In this chapter, however, McCloskey suggests that the frenetic pace and consumption-focus of American economic life is not a result of market capitalism. Thus, she hints, it is something that we could consider giving up, or at least muting, perhaps for our own well-being. Perhaps the obsession that every generation be economically better off than the previous generation is an unhealthy expectation. I don’t want to put too many words in her mouth. But perhaps there are declining marginal payoffs to increased material prosperity after reaching a certain threshold (which is not to say it’s not critically important below the threshold, particularly as one gets closer to the “extreme poverty”). After this point, however, perhaps matters of the soul invite heightened attention, even if at the cost of giving up a bit of material prosperity.
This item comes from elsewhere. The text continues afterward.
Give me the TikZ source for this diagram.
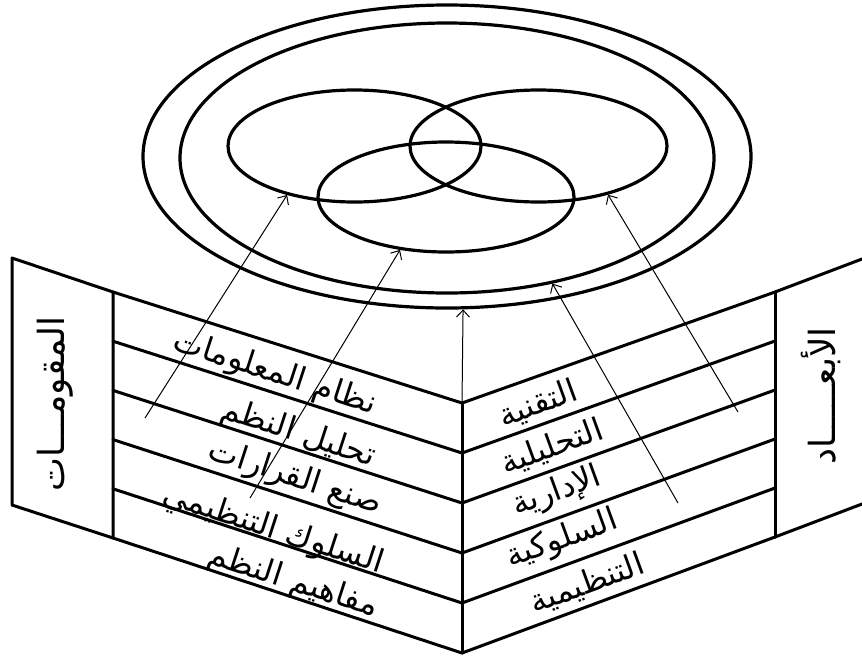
\documentclass[tikz,border=0pt]{standalone}
\usepackage{fontspec}
\newfontfamily\arabicfont[Script=Arabic]{DejaVu Sans}
\TeXXeTstate=1
\usetikzlibrary{shapes.geometric,arrows.meta}
\begin{document}
\begin{tikzpicture}[x=1pt,y=-1pt,
 ell/.style={draw, ellipse, line width=3.2pt, inner sep=0pt},
 edge/.style={line width=3pt, line join=round, line cap=round},
 arr/.style={line width=1pt, -{Straight Barb[length=7pt,width=13pt]}},
 lab/.style={font=\arabicfont\fontsize{32}{36}\selectfont, inner sep=0pt},
 plab/.style={font=\arabicfont\fontsize{36}{40}\selectfont, inner sep=0pt, rotate=90},
 ]
\useasboundingbox (0,0) rectangle (862,657);
% ellipses
\node[ell, minimum width=608pt, minimum height=303pt] (outer) at (447,156.5) {};
\node[ell, minimum width=534pt, minimum height=270pt] (second) at (447,158) {};
\node[ell, minimum width=253pt, minimum height=112pt] (eL) at (354.5,146) {};
\node[ell, minimum width=257pt, minimum height=112pt] (eR) at (538.5,146) {};
\node[ell, minimum width=256pt, minimum height=110pt] (eB) at (446,197) {};
% box coordinates
\foreach \i/\yl/\yc/\yr in {0/292/403/292, 1/341.2/453/341, 2/390.4/503/390, 3/439.6/553/439, 4/488.8/603/488, 5/538/653/537}{
  \coordinate (L\i) at (113,\yl);
  \coordinate (C\i) at (462,\yc);
  \coordinate (R\i) at (775,\yr);
}
\coordinate (PL1) at (12,258);
\coordinate (PL2) at (12,505);
\coordinate (PR1) at (862,259);
\coordinate (PR2) at (862,504);
\foreach \i in {0,...,5}{
  \draw[edge] (L\i) -- (C\i) -- (R\i);
}
\draw[edge] (L0) -- (PL1) -- (PL2) -- (L5) -- cycle;
\draw[edge] (R0) -- (PR1);
\draw[edge] (R5) -- (PR2);
\draw[edge] (R0) -- (R5);
\draw[edge] (C0) -- (C5);
% arrow starts
\coordinate (a1) at (145,418);
\coordinate (a2) at (250,498);
\coordinate (a4) at (678,503);
\coordinate (a5) at (738,412);
\draw[arr] (a1) -- (eL.-144);
\draw[arr] (a2) -- (eB.-131);
\draw[arr] (C0) -- (outer.-84.3);
\draw[arr] (a4) -- (second.-50.2);
\draw[arr] (a5) -- (eR.-35.4);
% left labels
\node[lab, rotate=-18] (l1) at (275,374) {\beginR نظام المعلومات\endR};
\node[lab, rotate=-18] (l2) at (298,434) {\beginR تحليل النظم\endR};
\node[lab, rotate=-18] (l3) at (295,478) {\beginR صنع القرارات\endR};
\node[lab, rotate=-18] (l4) at (273,530) {\beginR السلوك التنظيمي\endR};
\node[lab, rotate=-18] (l5) at (293,582) {\beginR مفاهيم النظم\endR};
% right labels
\node[lab, rotate=20] (r1) at (538,404) {\beginR التقنية\endR};
\node[lab, rotate=20] (r2) at (552,447) {\beginR التحليلية\endR};
\node[lab, rotate=20] (r3) at (557,492) {\beginR الإدارية\endR};
\node[lab, rotate=20] (r4) at (562,540) {\beginR السلوكية\endR};
\node[lab, rotate=20] (r5) at (587,584) {\beginR التنظيمية\endR};
% panel labels
\node[plab] (pl) at (55,404) {\beginR المقومـــات\endR};
\node[plab] (pr) at (821,396) {\beginR الأبعـــــاد\endR};
\end{tikzpicture}
\end{document}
The suggestion isn’t new. Tocqueville made much of America’s material “restlessness.” For him the obsession for “always more” was an American attribute, not a capitalist attribute. And one perhaps with a sting at the end when it is indulged:

The love of well-being [in democratic peoples] is there displayed as a tenacious, exclusive, universal passion, but its range is confined. To build enormous palaces, to conquer or to mimic nature, to ransack the world in order to gratify the passions of a man, is not thought of, but to add a few yards of land to your field, to plant an orchard, to enlarge a dwelling, to be always making life more comfortable and convenient, to avoid trouble, and to satisfy the smallest wants without effort and almost without cost. These are small objects, but the soul clings to them; it dwells upon them closely and day by day, till they at last shut out the rest of the world and sometimes intervene between itself and heaven.

I don’t think McCloskey would necessarily disagree.